In order for me to run and to continue to improve, I have to stretch, foam roll and heat/ice compress for at least an hour day. I’ve pretty much accepted the fact that my Friday nights (the night before my long runs on Saturday mornings) are going to be a continuous marathon of stretching, rolling and compressing until November (my first half marathon).

This article went through ways to motivate yourself to get off the couch and to run several times a week. And I had to laugh. At this point, my bigger problem is telling myself that I cannot run.

I had to talk myself out of running hills this afternoon with the threat that I would possibly destroy any chance I would have of completing my 7-mile run on Saturday.

So where does this come from?

Two places, I realized.

First, running is the only thing that I do that is 100% about me. It’s also mentally, emotionally, physically and spiritually the healthiest thing I do for myself. I stopped getting sick. My stress levels are way down, and I’m overall happier. Everything I do to run—including the prep work—requires no thought. And for someone who is constantly thinking, that’s such an awesome break. I even think about why not sit on the couch or read a book. But honestly, I don’t focus on those things. When I run, I have no choice but to clear my mind. Clear it or get hurt is what I tell myself.

And the second thing is that I’m ridiculously competitive–with myself. I love watching my split times. I love pushing myself farther. I’m not even that good, and I love it.

best friends

On Saturday night, I get a phone call asking if I want to go out. My one question is…”do I have to wear shoes?” Now, these are new friends, and I could literally feel the WTF coming through the phone.

Heels? 

No. Like shoes at all. I’m out now, and I’ll meet up with you, but I’m in a hoodie and flip-flops.

Laughter. Laughter. (I really do like these guys, by the way.)

Then, last night, the text message says “I’m downstairs but make sure you’re wearing a jacket and shoes.”

And I completely cracked up because I realized that to really be my friend, you’d have to know that I hate shoes and I’m almost always in a tank top.

That’s not to say that the first friends will never get there. They will, that I am sure of, but it was just funny to compare.

the most important thing

A year ago today, I sent myself an email. It was my response to a question asked of me. The question was “what’s the most important thing?”

I never finished my response.

And I was reminded today that at this point last year, I was struggling. Like seriously struggling. With everything. Purpose. Meaning. Friendships. Work. There was something seriously wrong, and I knew there was something wrong, but I couldn’t figure it out.

Over the several months that followed that question, I worked through it. In kind of a tortured way. The friend who asked the question said that it was going to be the summer of my malcontent. And it was. It truly was. Forward looking pushed me through it, but it was not easy.

And then just as things settled down—I finished the draft of a book, I found work, I fixed some friendships—the one who asked the question left. Like really left. Out of the country.

Last Friday, I knew that I would see him today, and I’ve been so excited that I could hardly stand it.
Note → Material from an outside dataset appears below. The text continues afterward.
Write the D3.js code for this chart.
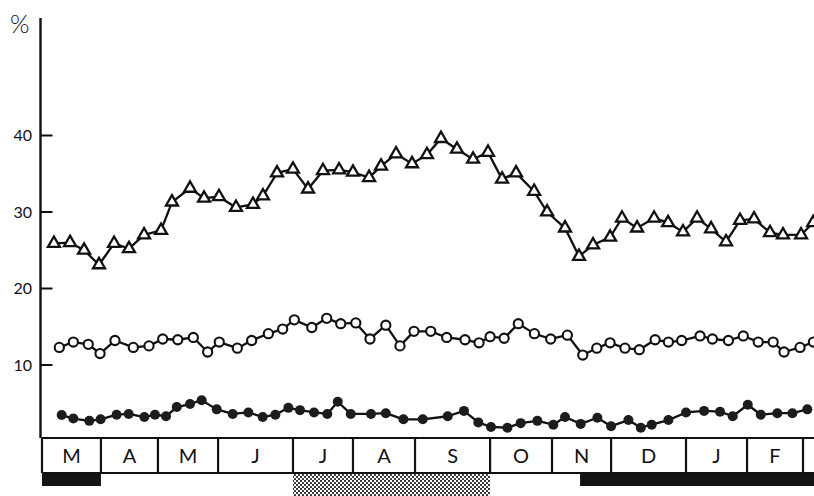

And then, this morning, I saw the email. With the question. And I realized that over the past six months, I have found the answer.

Peace.

That’s it. Simple as that. I initially wanted to say happiness. Then, joy. But it’s not that at all. Because in all truth, some shitty things have happened in the past six months. But they have not ruined me. It’s like everything swirls around me. And I remain.

And for one of the first times in my life, I can say that I truly have joy within me.

And I am so deeply grateful. I know that it comes from within, and I know that I have worked hard to attain it. But it is very rare in life—at least in mine—that I have had someone that I could quite literally say anything to.

And from the depths of all that is good and happy and peace-filled within me, the best I can do is say, “thank you.”